# 분여의 시간을



## *Louis*

Hey guys, I'm having problems translating this sentence, especially the meaning of the expression 분여의 시간을 (work's hour?).

학생들이 웅성거리기 시작한 것은 여자가 끝내 다음 단어를 찾아내지 못한 채 일 분여의 시간을 흘려보냈을 때였다.

Is 학생들이 the subject of 흘려보냈을 때였다?

Thanks


----------



## mink-shin

This is how I understand the sentence you've quoted.

"학생들이 웅성거리기 시작한 것" = Subject
"여자가 끝내 다음 단어를 찾아내지 못한 채 일분여의 시간을 흘려보냈을 때" = Subjective Complement
"였다" = Verb(_To be_ in English)


----------



## *Louis*

Thank you mink-shin for your reply. 

Could you please attempt a translation? I got lost! And what does 흘려보냈을 mean? Is it a verb?

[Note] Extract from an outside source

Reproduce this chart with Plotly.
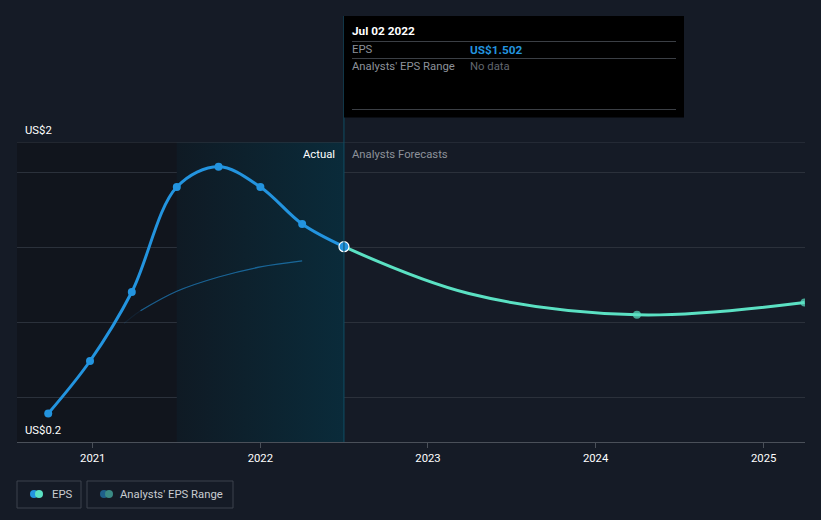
import plotly.graph_objects as go

# ---- data ----
actual_dates = ["2020-09-26", "2020-12-26", "2021-03-27", "2021-07-03",
                "2021-10-02", "2022-01-01", "2022-04-02", "2022-07-02"]
actual_eps = [0.39, 0.74, 1.20, 1.90, 2.035, 1.90, 1.653, 1.502]

forecast_dates = ["2022-07-02", "2023-03-31", "2024-03-31", "2025-03-31"]
forecast_eps = [1.502, 1.19, 1.048, 1.13]
forecast_marker = [0, 0, 8, 8]

past_est_dates = ["2021-03-10", "2021-04-15", "2021-07-03", "2021-10-02", "2022-01-01", "2022-04-02"]
past_est_eps = [0.99, 1.075, 1.205, 1.30, 1.367, 1.407]

x_range = ["2020-07-20", "2025-04-01"]
y_range = [0.2, 2.2]
grid_vals = [0.5, 1.0, 1.5, 2.0]
tick_years = ["2021-01-01", "2022-01-01", "2023-01-01", "2024-01-01", "2025-01-01"]
tick_text = ["2021", "2022", "2023", "2024", "2025"]
shade_start = "2021-07-03"
today = "2022-07-02"

BG = "#151b26"
BLUE = "#2394df"
TEAL = "#5be1c3"
FONT = "Roboto"
FS = 11.3

fig = go.Figure()

# dark past region
fig.add_shape(type="rect", xref="x", yref="y", x0=x_range[0], x1=shade_start,
              y0=y_range[0], y1=y_range[1], fillcolor="#11151d", line_width=0, layer="below")

# gradient shaded region
fig.add_trace(go.Scatter(
    x=[shade_start, today, today, shade_start, shade_start],
    y=[y_range[0], y_range[0], y_range[1], y_range[1], y_range[0]],
    mode="lines", line=dict(width=0), fill="toself",
    fillgradient=dict(type="horizontal",
                      colorscale=[[0, "#0f1a24"], [1, "#0a2b3a"]]),
    hoverinfo="skip", showlegend=False))

# past estimates faint line
fig.add_trace(go.Scatter(x=past_est_dates, y=past_est_eps, mode="lines",
                         line=dict(color="rgba(35,148,223,0.1)", width=1.2, shape="spline"),
                         hoverinfo="skip", showlegend=False))
fig.add_trace(go.Scatter(x=past_est_dates[1:], y=past_est_eps[1:], mode="lines",
                         line=dict(color="rgba(35,148,223,0.55)", width=1.3, shape="spline"),
                         hoverinfo="skip", showlegend=False))

# forecast
fig.add_trace(go.Scatter(x=forecast_dates, y=forecast_eps, mode="lines+markers",
                         line=dict(color=TEAL, width=3, shape="spline"),
                         marker=dict(size=forecast_marker, color=TEAL, line=dict(width=0)),
                         showlegend=False))

# actual
fig.add_trace(go.Scatter(x=actual_dates, y=actual_eps, mode="lines+markers",
                         line=dict(color=BLUE, width=3, shape="spline"),
                         marker=dict(size=8, color=BLUE, line=dict(width=0)),
                         showlegend=False))
fig.add_trace(go.Scatter(x=actual_dates[-1:], y=actual_eps[-1:], mode="markers",
                         marker=dict(size=10, color=BLUE, line=dict(color="white", width=1.2)),
                         showlegend=False))

# top line
fig.add_shape(type="line", xref="paper", yref="y", x0=0, x1=1, y0=y_range[1], y1=y_range[1],
              line=dict(color="#343a44", width=1))

# vertical today line
fig.add_shape(type="line", xref="x", yref="paper", x0=today, x1=today, y0=0, y1=1.42,
              line=dict(color="#0f4d63", width=1))


def px_x(p):
    return (p - 17) / (805 - 17)


def px_y(p):
    return (442 - p) / 300


# tooltip box
fig.add_shape(type="rect", xref="paper", yref="paper", x0=px_x(344), x1=px_x(684),
              y0=px_y(117.5), y1=px_y(16), fillcolor="#000000", line_width=0)
for yy in [41.5, 58.5, 109.5]:
    fig.add_shape(type="line", xref="paper", yref="paper", x0=px_x(352), x1=px_x(676),
                  y0=px_y(yy), y1=px_y(yy), line=dict(color="#3b3f45", width=1))

annotations = [
    dict(x=px_x(350), y=px_y(31), text="<b>Jul 02 2022</b>", font=dict(color="#ffffff", size=FS + 0.5)),
    dict(x=px_x(350), y=px_y(49.5), text="EPS", font=dict(color="#8d929a", size=FS)),
    dict(x=px_x(468), y=px_y(49.5), text="<b>US$1.502</b>", font=dict(color=BLUE, size=FS + 0.5)),
    dict(x=px_x(350), y=px_y(66.5), text="Analysts' EPS Range", font=dict(color="#8d929a", size=FS)),
    dict(x=px_x(468), y=px_y(66.5), text="No data", font=dict(color="#62676f", size=FS)),
    dict(x=px_x(23), y=px_y(130), text="US$2", font=dict(color="#ffffff", size=FS)),
    dict(x=px_x(23), y=px_y(430), text="US$0.2", font=dict(color="#ffffff", size=FS)),
    dict(x=px_x(350), y=px_y(154.5), text="Analysts Forecasts", font=dict(color="#8d929a", size=FS)),
    dict(x=px_x(50), y=px_y(494), text="EPS", font=dict(color="#c9ccd1", size=FS)),
    dict(x=px_x(118), y=px_y(494), text="Analysts' EPS Range", font=dict(color="#c9ccd1", size=FS)),
]
for a in annotations:
    a.update(xref="paper", yref="paper", xanchor="left", yanchor="middle", showarrow=False)
fig.add_annotation(xref="paper", yref="paper", x=px_x(337), y=px_y(154.5), text="Actual",
                   xanchor="right", yanchor="middle", showarrow=False,
                   font=dict(color="#ffffff", size=FS))
for a in annotations:
    fig.add_annotation(**a)

# legend boxes
for x0, x1 in [(17, 81), (87, 233)]:
    fig.add_shape(type="rect", xref="paper", yref="paper", x0=px_x(x0), x1=px_x(x1),
                  y0=px_y(508), y1=px_y(481), line=dict(color="#3d434c", width=1),
                  fillcolor="rgba(0,0,0,0)")
for cx, col in [(34, BLUE), (39, TEAL), (104, "#1e5f8a"), (109, "#3a8a84")]:
    fig.add_shape(type="circle", xref="paper", yref="paper", x0=px_x(cx - 4), x1=px_x(cx + 4),
                  y0=px_y(498), y1=px_y(490), fillcolor=col, line_width=0)

fig.update_layout(
    width=821, height=520,
    margin=dict(l=17, r=16, t=142, b=78),
    paper_bgcolor=BG, plot_bgcolor=BG,
    font=dict(family=FONT, color="#ffffff", size=FS),
    xaxis=dict(range=x_range, type="date", tickvals=tick_years, ticktext=tick_text,
               showgrid=False, zeroline=False, showline=True, linecolor="#4a5059",
               ticks="outside", ticklen=5, tickcolor="#4a5059",
               tickfont=dict(color="#ffffff", size=FS)),
    yaxis=dict(range=y_range, tickvals=grid_vals, showticklabels=False,
               showgrid=True, gridcolor="#2b313b", zeroline=False, showline=False),
    showlegend=False,
    hovermode=False,
)

fig.write_html("out.html", config={"displayModeBar": False},
               post_script="document.body.style.margin='0';document.body.style.background='" + BG + "';")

I found "to flow"... Thanks in advance


----------



## Kross

Hello,
This is my translation.
Students started to be noisy indistinctively the moment the girl just let about 1 minute pass by failing to find the next word eventually.


----------



## actively

Salve 
학생들이 웅성거리기 시작한 것은 여자가 끝내 다음 단어를 찾아내지 못한 채 일 분여의 시간을 흘려보냈을 때였다.
I'm assuming the confusion with the phrase ㅡ여 was because of the 띄어쓰기 (spacing) here.
여 (餘) means to be leftover or extra, and thus if it had been written in numerical form, it would have read 1분여의 시간 ([a time of] little over a minute)

So, the sentence, as translated by Kross, would read roughly as:
It was a little over a minute after the girl had failed to find the next word that the students began to [make a fuss amongst themselves / talk noisily]


----------